À gros projet, grosse opposition. La centrale combiné gaz à Landivisiau de Siemens et Direct Énergie

semble faire l'unanimité auprès des chefs d'entreprise. Pas auprès de la population. Un collectif, Gaspare, s'est mis en place. Il regrette d'avoir été mis devant le fait accompli, dénonçant un déni de démocratie (lire ci-contre). Ils reprochent également aux porteurs de projet, comme RTE, de présenter des courbes de prévisions de consommation du pire scénario et de les présenter comme "moyennes". Le collectif sort également du lot, proposant régulièrement des alternatives, avec les énergies marines renouvelables et prônant une baisse de la consommation « sans se priver pour autant ».

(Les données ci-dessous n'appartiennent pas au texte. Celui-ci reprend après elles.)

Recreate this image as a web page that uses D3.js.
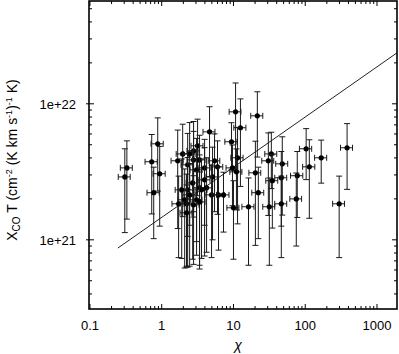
<!DOCTYPE html>
<html>
<head>
<meta charset="utf-8">
<script src="https://cdn.jsdelivr.net/npm/d3@7"></script>
<style>
  body { margin: 0; background: #fff; }
  text { font-family: "Liberation Sans", Arial, sans-serif; }
</style>
</head>
<body>
<div id="chart"></div>
<script>

// chi (x) and X_CO T (y) with errors
var chi = [0.327, 0.306, 0.726, 0.880, 0.938, 0.774,
  1.67, 1.96, 2.45, 2.78, 3.16, 2.30, 2.78, 3.37, 3.06, 3.96, 5.45, 5.99, 5.11, 3.96, 3.37,
  2.70, 2.30, 1.90, 2.45, 2.09, 3.06, 1.72, 2.22, 2.78, 2.22, 4.95, 6.19, 7.26, 4.22, 3.59, 3.37,
  10.7, 12.5, 21.5, 4.64, 9.38, 11.4, 11.0, 9.68, 10.0, 16.2, 33.7, 30.6, 47.9, 103, 114, 167,
  383, 297, 20.2, 34.8, 46.4, 77.4, 22.2, 31.6, 46.4, 75.0]
var chiErr = [0.062, 0.058, 0.14, 0.17, 0.18, 0.15,
  0.32, 0.37, 0.47, 0.53, 0.60, 0.44, 0.53, 0.64, 0.58, 0.75, 1.0, 1.1, 0.97, 0.75, 0.64,
  0.51, 0.44, 0.36, 0.47, 0.40, 0.58, 0.33, 0.42, 0.53, 0.42, 0.94, 1.2, 1.4, 0.80, 0.68, 0.64,
  2.0, 2.4, 4.1, 0.88, 1.8, 2.2, 2.1, 1.8, 1.9, 3.1, 6.4, 5.8, 9.1, 20, 22, 32,
  73, 56, 3.8, 6.6, 8.8, 15, 4.2, 6.0, 8.8, 14]
var xcoT = [3.38e21, 2.90e21, 3.75e21, 5.08e21, 3.06e21, 2.22e21,
  3.81e21, 4.28e21, 4.28e21, 4.51e21, 4.91e21, 3.56e21, 3.87e21, 3.87e21, 3.27e21, 3.38e21, 3.81e21, 3.44e21, 2.90e21, 2.76e21, 2.41e21,
  2.62e21, 2.33e21, 2.33e21, 2.14e21, 1.97e21, 1.97e21, 1.84e21, 1.84e21, 1.81e21, 1.58e21, 2.14e21, 2.14e21, 2.14e21, 2.41e21, 2.33e21, 1.90e21,
  8.73e21, 6.67e21, 8.16e21, 6.22e21, 5.26e21, 4.01e21, 3.16e21, 3.38e21, 1.72e21, 1.75e21, 4.28e21, 3.81e21, 3.62e21, 4.67e21, 3.44e21, 4.01e21,
  4.75e21, 1.84e21, 3.11e21, 2.72e21, 2.86e21, 2.96e21, 2.22e21, 1.75e21, 1.84e21, 2.00e21]
var xcoTErr = [1.96e21, 1.77e21, 2.2e21, 2.8e21, 1.8e21, 1.2e21,
  2.6e21, 2.8e21, 3.0e21, 2.9e21, 2.8e21, 2.5e21, 2.4e21, 2.0e21, 2.3e21, 2.1e21, 2.2e21, 1.9e21, 1.9e21, 2.0e21, 1.8e21,
  1.9e21, 1.7e21, 1.6e21, 1.5e21, 1.35e21, 1.2e21, 1.1e21, 1.2e21, 1.15e21, 0.95e21, 1.4e21, 1.3e21, 1.0e21, 1.6e21, 1.6e21, 1.25e21,
  5.5e21, 4.2e21, 4.1e21, 3.3e21, 2.0e21, 2.7e21, 1.5e21, 1.6e21, 1.0e21, 1.1e21, 1.9e21, 2.3e21, 2.1e21, 1.9e21, 2.0e21, 1.4e21,
  2.4e21, 1.1e21, 2.2e21, 1.5e21, 1.6e21, 1.5e21, 1.2e21, 1.1e21, 1.1e21, 1.1e21]

// fitted line end points
var fitX = [0.245, 1900]
var fitY = [8.7e20, 2.37e22]

var xTickLabels = ["0.1", "1", "10", "100", "1000"]
var yTickLabels = ["1e+21", "1e+22"]

var width = 399
var height = 354
var pL = 89, pR = 397, pT = 1, pB = 309

var x = d3.scaleLog().domain([0.097, 1900]).range([pL, pR])
var y = d3.scaleLog().domain([3.1e20, 5.7e22]).range([pB, pT])

var svg = d3.select("#chart").append("svg")
  .attr("width", width)
  .attr("height", height)

var data = chi.map(function(c, i) {
  return {x: c, xe: chiErr[i], y: xcoT[i], ye: xcoTErr[i]}
})

svg.append("clipPath").attr("id", "clip")
  .append("rect")
  .attr("x", pL).attr("y", pT)
  .attr("width", pR - pL).attr("height", pB - pT)

var plot = svg.append("g").attr("clip-path", "url(#clip)")

// fit line
plot.append("line")
  .attr("x1", x(fitX[0])).attr("y1", y(fitY[0]))
  .attr("x2", x(fitX[1])).attr("y2", y(fitY[1]))
  .attr("stroke", "#222")
  .attr("stroke-width", 1)

var cap = 3
var pts = plot.selectAll(".pt").data(data).enter().append("g")
  .attr("stroke", "#1a1a1a")
  .attr("stroke-width", 1)

// vertical bars
pts.append("line")
  .attr("x1", function(d) { return x(d.x) }).attr("x2", function(d) { return x(d.x) })
  .attr("y1", function(d) { return y(d.y + d.ye) }).attr("y2", function(d) { return y(d.y - d.ye) })
pts.append("line")
  .attr("x1", function(d) { return x(d.x) - cap }).attr("x2", function(d) { return x(d.x) + cap })
  .attr("y1", function(d) { return y(d.y + d.ye) }).attr("y2", function(d) { return y(d.y + d.ye) })
pts.append("line")
  .attr("x1", function(d) { return x(d.x) - cap }).attr("x2", function(d) { return x(d.x) + cap })
  .attr("y1", function(d) { return y(d.y - d.ye) }).attr("y2", function(d) { return y(d.y - d.ye) })

// horizontal bars
pts.append("line")
  .attr("x1", function(d) { return x(d.x - d.xe) }).attr("x2", function(d) { return x(d.x + d.xe) })
  .attr("y1", function(d) { return y(d.y) }).attr("y2", function(d) { return y(d.y) })
pts.append("line")
  .attr("x1", function(d) { return x(d.x - d.xe) }).attr("x2", function(d) { return x(d.x - d.xe) })
  .attr("y1", function(d) { return y(d.y) - cap }).attr("y2", function(d) { return y(d.y) + cap })
pts.append("line")
  .attr("x1", function(d) { return x(d.x + d.xe) }).attr("x2", function(d) { return x(d.x + d.xe) })
  .attr("y1", function(d) { return y(d.y) - cap }).attr("y2", function(d) { return y(d.y) + cap })

pts.append("circle")
  .attr("cx", function(d) { return x(d.x) })
  .attr("cy", function(d) { return y(d.y) })
  .attr("r", 2.6)
  .attr("fill", "#000")
  .attr("stroke", "none")

// ticks
var isMajor = function(v) { return Math.abs(Math.log10(v) - Math.round(Math.log10(v))) < 1e-6 }
var ax = svg.append("g").attr("stroke", "#000").attr("stroke-width", 1)

x.ticks().forEach(function(v) {
  var len = isMajor(v) ? 5 : 3
  ax.append("line").attr("x1", x(v)).attr("x2", x(v)).attr("y1", pB).attr("y2", pB - len)
  ax.append("line").attr("x1", x(v)).attr("x2", x(v)).attr("y1", pT).attr("y2", pT + len)
})
y.ticks().forEach(function(v) {
  var len = isMajor(v) ? 5 : 3
  ax.append("line").attr("y1", y(v)).attr("y2", y(v)).attr("x1", pL - (isMajor(v) ? 3 : 0)).attr("x2", pL + len)
  ax.append("line").attr("y1", y(v)).attr("y2", y(v)).attr("x1", pR).attr("x2", pR - len)
})

svg.append("rect")
  .attr("x", pL).attr("y", pT)
  .attr("width", pR - pL).attr("height", pB - pT)
  .attr("fill", "none")
  .attr("stroke", "#000")
  .attr("stroke-width", 1.6)

// tick labels
svg.selectAll(".xl").data(xTickLabels).enter().append("text")
  .attr("x", function(d) { return x(+d) })
  .attr("y", 330)
  .attr("text-anchor", "middle")
  .attr("font-size", 13)
  .text(function(d) { return d })

svg.selectAll(".yl").data(yTickLabels).enter().append("text")
  .attr("x", 76)
  .attr("y", function(d) { return y(+d) + 5 })
  .attr("text-anchor", "end")
  .attr("font-size", 13)
  .text(function(d) { return d })

// axis titles
svg.append("text")
  .attr("x", 238).attr("y", 350)
  .attr("text-anchor", "middle")
  .attr("font-size", 14)
  .attr("font-family", "DejaVu Serif, serif")
  .attr("font-style", "italic")
  .text("χ")

var yt = svg.append("text")
  .attr("transform", "translate(17,160) rotate(-90)")
  .attr("text-anchor", "middle")
  .attr("font-size", 14)
yt.append("tspan").text("X")
yt.append("tspan").attr("font-size", 10).attr("dy", 3).text("CO")
yt.append("tspan").attr("dy", -3).text(" T (cm")
yt.append("tspan").attr("font-size", 9).attr("dy", -5).text("-2")
yt.append("tspan").attr("dy", 5).text(" (K km s")
yt.append("tspan").attr("font-size", 9).attr("dy", -5).text("-1")
yt.append("tspan").attr("dy", 5).text(")")
yt.append("tspan").attr("font-size", 9).attr("dy", -5).text("-1")
yt.append("tspan").attr("dy", 5).text(" K)")

</script>
</body>
</html>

Siemens et Direct Énergie, eux, promettent une concertation et mettent en avant les retombées pour la ville : « L'investissement de 400 millions d'euros devrait entraîner 40M? de sous-traitance pour des entreprises locales, 800 emplois sur le chantier et 30 à 40 emplois directs pendant l'exploitation du site », disent-ils.






Égoïsmes locaux ?

Avec la multiplication du nombre de ces recours, certains voudraient croire à une montée des égoïsmes locaux. Pas forcément. Comme l'explique Arthur Jobert, chercheur et agent EDF qui a travaillé sur le sujet des Nimby (lire ci-contre), le sujet est plus complexe qu'il n'y paraît. La population a parfois l'impression de se retrouver devant le fait accompli. Les concertations, pour éventuellement trouver un compromis, sont une étape indispensable pour comprendre d'où viennent les blocages.